2005年11月24日(木)
マット・グロッソ州のインジオ保護区に養蜂技術とプロポリス作りの基本を伝えようと、EXPROプロポリス社代表・在津久さん(60)=サンパウロ州=ら「ブラジル有用生物資源研究会」の二人が十月末に同地に滞在し、指導を行なった。「ハチミツ、プロポリスの有効性に気付いてもらい、生活に役立ててもらえれば。いずれ特産品になれば、経済的自立にも繋がるはず」と在津さん。手厚い保護を受けるインジオの消極的な労働意欲や、採集・狩猟とは異なる「飼育」の概念が受け入れられるか―課題もあるが、「来年には生産リーダーを自分のところに呼んで実習してもらおうと思っている」と意欲を示す。
マット・グロッソ州の州都クイアバ市から八百キロ。パラー州境に近い場所に、シングー族インジオ保護区はある。
「意外に開けているので驚いた。公衆電話も設置されていた」
日本の非政府組織(NGO)の「熱帯雨林保護団体」(本部・東京都、南研子代表)が継続的に支援している。同団体の要請を受け、日本政府が「草の根無償資金協力」を供出、今年三月にはポルトガル語やコンピューターを学ぶ学校が開校した。
今回の計画も、同団体からの依頼をきっかけに動き出したものだ。養蜂についての一般知識から、抽出液や軟膏などプロポリス製品の作り方を教えた講習会。四日間にわたった。
初日は十三人が出席、二日目は五人に減った。
「出席してもお金がもらえないから」。それが欠席の大きな理由だと聞いた。
貨幣経済の浸透。ショックだった。「原住民であることを主張することで金品を容易に獲得できる。労働意欲がわかないのも無理がない」と思った。
自然と関わった仕事に従事する有志が集まり情報交換している「ブラジル有用生物資源研究会」会長の在津さんだが、インジオとの本格的な交流は初めて。
心強いパートナーが同行してくれた。研究会のメンデルソン・デ・リマさん。プロポリス研究の博士、自然保護活動に長年携わってきた人で、インジオ研究調査の権威オルランド・ヴィラスボアス(故人)に師事したこともある。
研究会を代表した二人が考えたことは、次のようなことだ。
食料としてのハチミツ、薬効のあるプロポリスが、身近な自然資源の活用からできることを知ってもらい、生産に励んでもらう。余剰分は、容器に木の実や焼き物を利用するなど、インジオの伝統文化を反映させ、いずれ製品化する。

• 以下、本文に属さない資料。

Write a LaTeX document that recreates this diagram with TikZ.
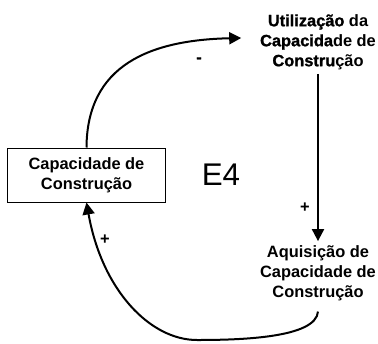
\documentclass[tikz,border=0pt]{standalone}
\usepackage{fontspec}
\setmainfont{Liberation Sans}
\newfontfamily\heavyfont[BoldFeatures={FakeBold=1.2}]{Liberation Sans}
\usetikzlibrary{arrows.meta}

\begin{document}
\begin{tikzpicture}[x=0.75pt,y=-0.75pt,
    lbl/.style={align=center,font=\fontsize{12.3}{15}\selectfont\bfseries,inner sep=3pt},
    sgn/.style={font=\fontsize{12.3}{15}\selectfont\bfseries,inner sep=0pt},
    arr/.style={line width=1.5pt,-{Triangle[length=9pt,width=9pt]}}]
\useasboundingbox (0,0) rectangle (378,343);

\node[lbl,draw,line width=0.75pt,minimum width=119pt,minimum height=40.5pt] (cap) at (86.5,175) {Capacidade de\\Construção};
\node[lbl] (util) at (318,42) {{\heavyfont Utilização} da\\{\heavyfont Capacida}de de\\{\heavyfont Constru}ção};
\node[lbl] (aq) at (318,273) {Aquisição de\\Capacidade de\\Construção};
\node[font=\fontsize{23.5}{26}\selectfont] (e4) at (221,175) {E4};

\draw[arr] (cap.north) .. controls (87,65) and (150,40) .. ([xshift=-11pt,yshift=3pt]util.west);
\draw[arr] (util.south) -- (aq.north);
\draw[arr] ([yshift=-5pt]aq.south) .. controls (316,338) and (240,340) .. (197,340) .. controls (150,340) and (102,290) .. (cap.south);

\node[sgn] (m1) at (199,60) {\heavyfont\bfseries -};
\node[sgn] (p1) at (305,208) {+};
\node[sgn] (p2) at (105,240) {+};
\end{tikzpicture}
\end{document}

「経済的自立の支援になるなら、販売協力も惜しまない」つもりもある。
だが、現金収入に至るまでの道のりは決して短くない。技術の向上、持続的な世話のためには労働意欲が大切だが、原住民であるという「権利」を主張し、さまざまな支援や保護を受ける現在のインジオに求めるのは難しい面も。
また、彼らの本来の生活様式である狩猟・採集と「飼育」の概念がそもそも一致しない。
サンパウロ州の養蜂協会が以前に指導を実施し、蜂は国立インジオ保護財団(FUNAI)が与えたが、生産が軌道に乗らなかった前歴も。
それでも、保護区の養蜂リーダーの男性は、プロポリスの製品化を熱心だ。かつて自分の娘が熱湯で火傷した際、プロポリスで完治したという過去がある。
「今回の講習会でも、彼と三人の息子は熱心に最後まで実習してくれた」
来年一カ月間くらい、リーダーを自分の養蜂場に呼んで学んでもらう計画があると在津さんはいう。